- **Written task**: Reproduce the span that opens at the line containing "Recreate this image" and closes at the line containing "var chart = echarts.init(document.getElementById('chart'));", both lines included, without alteration and without any other line.
===
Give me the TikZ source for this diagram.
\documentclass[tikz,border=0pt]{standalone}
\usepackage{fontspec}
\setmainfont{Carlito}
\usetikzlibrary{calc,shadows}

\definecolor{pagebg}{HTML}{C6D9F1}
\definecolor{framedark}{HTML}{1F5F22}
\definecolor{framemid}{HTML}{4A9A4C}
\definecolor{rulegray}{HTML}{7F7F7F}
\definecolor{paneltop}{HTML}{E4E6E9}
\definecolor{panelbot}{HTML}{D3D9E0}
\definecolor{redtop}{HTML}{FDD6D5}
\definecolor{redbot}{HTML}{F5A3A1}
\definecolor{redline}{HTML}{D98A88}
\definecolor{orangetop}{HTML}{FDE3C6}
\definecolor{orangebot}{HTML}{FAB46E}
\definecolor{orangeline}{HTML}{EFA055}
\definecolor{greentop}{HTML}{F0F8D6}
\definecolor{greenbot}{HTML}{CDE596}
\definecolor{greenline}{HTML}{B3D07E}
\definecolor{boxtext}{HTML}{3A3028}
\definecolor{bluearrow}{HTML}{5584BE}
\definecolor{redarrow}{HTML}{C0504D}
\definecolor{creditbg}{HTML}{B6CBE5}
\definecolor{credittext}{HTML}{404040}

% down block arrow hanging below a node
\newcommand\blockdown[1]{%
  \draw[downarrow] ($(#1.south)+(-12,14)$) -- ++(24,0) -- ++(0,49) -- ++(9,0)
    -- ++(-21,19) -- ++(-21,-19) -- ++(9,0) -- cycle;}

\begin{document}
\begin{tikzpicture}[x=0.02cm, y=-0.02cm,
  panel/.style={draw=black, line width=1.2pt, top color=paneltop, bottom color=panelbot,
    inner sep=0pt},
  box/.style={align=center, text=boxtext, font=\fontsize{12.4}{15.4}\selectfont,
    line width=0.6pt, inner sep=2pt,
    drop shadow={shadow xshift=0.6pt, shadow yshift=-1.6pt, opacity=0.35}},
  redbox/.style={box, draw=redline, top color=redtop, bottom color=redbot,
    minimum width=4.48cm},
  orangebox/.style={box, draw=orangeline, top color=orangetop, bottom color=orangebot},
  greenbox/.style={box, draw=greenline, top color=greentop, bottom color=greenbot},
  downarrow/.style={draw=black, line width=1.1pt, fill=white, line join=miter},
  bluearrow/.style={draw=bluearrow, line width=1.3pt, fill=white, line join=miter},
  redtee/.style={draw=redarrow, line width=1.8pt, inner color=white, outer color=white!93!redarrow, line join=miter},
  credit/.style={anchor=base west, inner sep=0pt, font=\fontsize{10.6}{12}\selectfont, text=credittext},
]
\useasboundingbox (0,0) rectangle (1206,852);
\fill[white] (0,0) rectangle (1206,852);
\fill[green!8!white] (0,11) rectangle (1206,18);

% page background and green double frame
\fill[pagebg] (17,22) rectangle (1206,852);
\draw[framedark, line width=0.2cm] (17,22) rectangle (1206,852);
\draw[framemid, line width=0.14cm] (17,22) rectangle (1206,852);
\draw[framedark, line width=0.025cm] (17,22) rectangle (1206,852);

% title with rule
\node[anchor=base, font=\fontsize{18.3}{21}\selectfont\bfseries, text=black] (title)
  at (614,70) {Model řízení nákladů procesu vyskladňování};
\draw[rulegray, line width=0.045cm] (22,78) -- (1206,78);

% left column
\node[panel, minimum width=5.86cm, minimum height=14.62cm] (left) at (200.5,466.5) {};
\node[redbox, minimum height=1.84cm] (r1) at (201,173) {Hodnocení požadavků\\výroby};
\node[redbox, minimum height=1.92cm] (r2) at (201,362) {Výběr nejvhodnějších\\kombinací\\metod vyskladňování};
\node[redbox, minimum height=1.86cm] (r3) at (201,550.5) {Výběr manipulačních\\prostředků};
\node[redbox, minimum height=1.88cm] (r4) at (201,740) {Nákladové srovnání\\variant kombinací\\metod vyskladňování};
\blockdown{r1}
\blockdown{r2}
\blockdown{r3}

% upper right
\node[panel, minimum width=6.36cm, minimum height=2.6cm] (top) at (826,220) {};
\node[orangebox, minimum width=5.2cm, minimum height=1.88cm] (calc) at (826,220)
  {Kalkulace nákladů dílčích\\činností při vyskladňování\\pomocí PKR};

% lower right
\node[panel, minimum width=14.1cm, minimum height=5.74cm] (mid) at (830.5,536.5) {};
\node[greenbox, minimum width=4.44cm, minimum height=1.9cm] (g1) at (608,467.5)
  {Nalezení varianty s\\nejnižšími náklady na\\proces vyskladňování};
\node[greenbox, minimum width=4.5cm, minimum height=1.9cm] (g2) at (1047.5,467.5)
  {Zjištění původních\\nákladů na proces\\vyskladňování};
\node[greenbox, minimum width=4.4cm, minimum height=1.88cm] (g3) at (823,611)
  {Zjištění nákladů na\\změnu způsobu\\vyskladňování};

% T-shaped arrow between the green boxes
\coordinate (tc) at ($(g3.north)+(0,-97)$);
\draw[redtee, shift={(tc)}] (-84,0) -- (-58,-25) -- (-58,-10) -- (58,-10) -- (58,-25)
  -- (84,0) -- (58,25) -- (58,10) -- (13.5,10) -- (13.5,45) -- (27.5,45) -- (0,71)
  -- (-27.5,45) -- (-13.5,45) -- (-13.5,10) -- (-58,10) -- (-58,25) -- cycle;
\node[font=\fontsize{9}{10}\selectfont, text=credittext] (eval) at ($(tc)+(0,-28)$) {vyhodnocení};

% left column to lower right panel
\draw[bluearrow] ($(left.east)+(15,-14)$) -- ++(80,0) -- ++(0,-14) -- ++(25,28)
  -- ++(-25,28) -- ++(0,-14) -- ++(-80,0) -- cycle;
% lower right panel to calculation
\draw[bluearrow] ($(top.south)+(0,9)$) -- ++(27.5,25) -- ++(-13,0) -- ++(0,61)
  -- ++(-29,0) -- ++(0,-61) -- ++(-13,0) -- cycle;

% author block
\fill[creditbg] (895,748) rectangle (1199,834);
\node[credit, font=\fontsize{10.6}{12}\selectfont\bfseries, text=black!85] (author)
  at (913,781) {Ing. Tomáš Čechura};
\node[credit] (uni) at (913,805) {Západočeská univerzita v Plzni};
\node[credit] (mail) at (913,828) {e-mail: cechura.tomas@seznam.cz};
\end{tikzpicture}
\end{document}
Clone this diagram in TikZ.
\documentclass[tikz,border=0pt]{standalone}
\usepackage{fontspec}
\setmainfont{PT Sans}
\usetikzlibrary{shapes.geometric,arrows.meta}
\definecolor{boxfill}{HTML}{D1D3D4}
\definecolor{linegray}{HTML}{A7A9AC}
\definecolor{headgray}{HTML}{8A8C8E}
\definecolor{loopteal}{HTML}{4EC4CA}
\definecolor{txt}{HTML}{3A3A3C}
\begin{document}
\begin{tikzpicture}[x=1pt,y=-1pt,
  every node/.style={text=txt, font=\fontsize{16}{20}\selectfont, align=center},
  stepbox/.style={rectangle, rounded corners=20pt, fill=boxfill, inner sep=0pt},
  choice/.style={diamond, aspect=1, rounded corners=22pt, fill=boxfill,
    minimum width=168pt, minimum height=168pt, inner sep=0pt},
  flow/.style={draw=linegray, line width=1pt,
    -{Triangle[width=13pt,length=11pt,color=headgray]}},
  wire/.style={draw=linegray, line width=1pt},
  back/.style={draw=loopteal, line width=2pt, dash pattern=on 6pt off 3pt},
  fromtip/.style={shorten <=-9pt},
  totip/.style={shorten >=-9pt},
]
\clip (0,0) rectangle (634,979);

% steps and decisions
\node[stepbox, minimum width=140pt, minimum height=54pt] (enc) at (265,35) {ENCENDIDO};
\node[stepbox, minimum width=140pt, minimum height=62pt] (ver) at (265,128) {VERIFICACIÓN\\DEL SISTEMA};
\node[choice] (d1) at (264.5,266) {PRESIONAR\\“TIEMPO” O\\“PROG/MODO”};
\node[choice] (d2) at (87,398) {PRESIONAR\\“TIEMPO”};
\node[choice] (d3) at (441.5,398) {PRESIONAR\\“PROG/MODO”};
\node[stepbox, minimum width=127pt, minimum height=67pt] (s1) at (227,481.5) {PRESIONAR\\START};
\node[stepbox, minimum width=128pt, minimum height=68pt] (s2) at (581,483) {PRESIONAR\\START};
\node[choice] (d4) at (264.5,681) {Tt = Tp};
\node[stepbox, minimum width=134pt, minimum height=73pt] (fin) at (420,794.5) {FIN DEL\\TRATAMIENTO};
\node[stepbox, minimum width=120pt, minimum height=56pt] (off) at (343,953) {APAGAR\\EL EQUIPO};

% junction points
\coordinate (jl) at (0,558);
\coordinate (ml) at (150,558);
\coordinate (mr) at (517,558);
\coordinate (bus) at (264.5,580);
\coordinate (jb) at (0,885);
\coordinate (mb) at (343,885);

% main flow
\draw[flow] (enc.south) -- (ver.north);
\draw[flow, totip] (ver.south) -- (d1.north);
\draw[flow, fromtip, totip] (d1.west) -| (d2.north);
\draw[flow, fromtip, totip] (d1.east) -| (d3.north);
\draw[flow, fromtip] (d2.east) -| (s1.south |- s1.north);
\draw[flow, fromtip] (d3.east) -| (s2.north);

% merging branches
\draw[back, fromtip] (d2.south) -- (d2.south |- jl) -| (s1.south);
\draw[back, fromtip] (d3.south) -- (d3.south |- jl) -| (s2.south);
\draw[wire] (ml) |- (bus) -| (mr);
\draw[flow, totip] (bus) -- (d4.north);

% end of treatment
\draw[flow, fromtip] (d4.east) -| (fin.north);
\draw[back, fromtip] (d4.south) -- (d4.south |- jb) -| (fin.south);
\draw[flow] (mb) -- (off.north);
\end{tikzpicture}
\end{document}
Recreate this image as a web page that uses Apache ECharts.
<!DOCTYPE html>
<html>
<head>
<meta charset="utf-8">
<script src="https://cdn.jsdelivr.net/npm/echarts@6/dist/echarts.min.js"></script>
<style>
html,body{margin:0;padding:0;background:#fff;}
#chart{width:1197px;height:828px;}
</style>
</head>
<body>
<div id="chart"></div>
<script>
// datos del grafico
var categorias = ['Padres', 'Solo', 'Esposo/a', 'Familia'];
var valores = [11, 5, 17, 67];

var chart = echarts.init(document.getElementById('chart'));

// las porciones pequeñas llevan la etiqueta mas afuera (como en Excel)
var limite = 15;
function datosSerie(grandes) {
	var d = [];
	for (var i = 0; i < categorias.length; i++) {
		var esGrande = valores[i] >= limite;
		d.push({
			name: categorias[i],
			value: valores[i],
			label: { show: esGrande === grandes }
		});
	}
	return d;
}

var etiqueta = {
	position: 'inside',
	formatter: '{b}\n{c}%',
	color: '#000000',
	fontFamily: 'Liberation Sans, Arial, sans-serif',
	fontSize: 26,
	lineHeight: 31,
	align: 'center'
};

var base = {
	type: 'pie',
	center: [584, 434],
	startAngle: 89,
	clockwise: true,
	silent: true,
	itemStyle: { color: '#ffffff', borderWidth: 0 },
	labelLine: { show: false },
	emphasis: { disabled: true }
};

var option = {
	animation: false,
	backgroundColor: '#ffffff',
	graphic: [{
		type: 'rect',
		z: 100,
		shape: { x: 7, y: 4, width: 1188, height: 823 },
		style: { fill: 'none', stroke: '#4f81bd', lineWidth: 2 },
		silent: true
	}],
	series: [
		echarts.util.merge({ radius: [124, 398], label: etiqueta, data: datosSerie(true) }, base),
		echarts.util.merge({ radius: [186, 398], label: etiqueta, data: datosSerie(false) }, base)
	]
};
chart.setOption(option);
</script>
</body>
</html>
===
- **Complete answer**:
Recreate this image as a web page that uses Apache ECharts.
<!DOCTYPE html>
<html>
<head>
<meta charset="utf-8">
<script src="https://cdn.jsdelivr.net/npm/echarts@6/dist/echarts.min.js"></script>
<style>
html,body{margin:0;padding:0;background:#fff;}
#chart{width:1197px;height:828px;}
</style>
</head>
<body>
<div id="chart"></div>
<script>
// datos del grafico
var categorias = ['Padres', 'Solo', 'Esposo/a', 'Familia'];
var valores = [11, 5, 17, 67];

var chart = echarts.init(document.getElementById('chart'));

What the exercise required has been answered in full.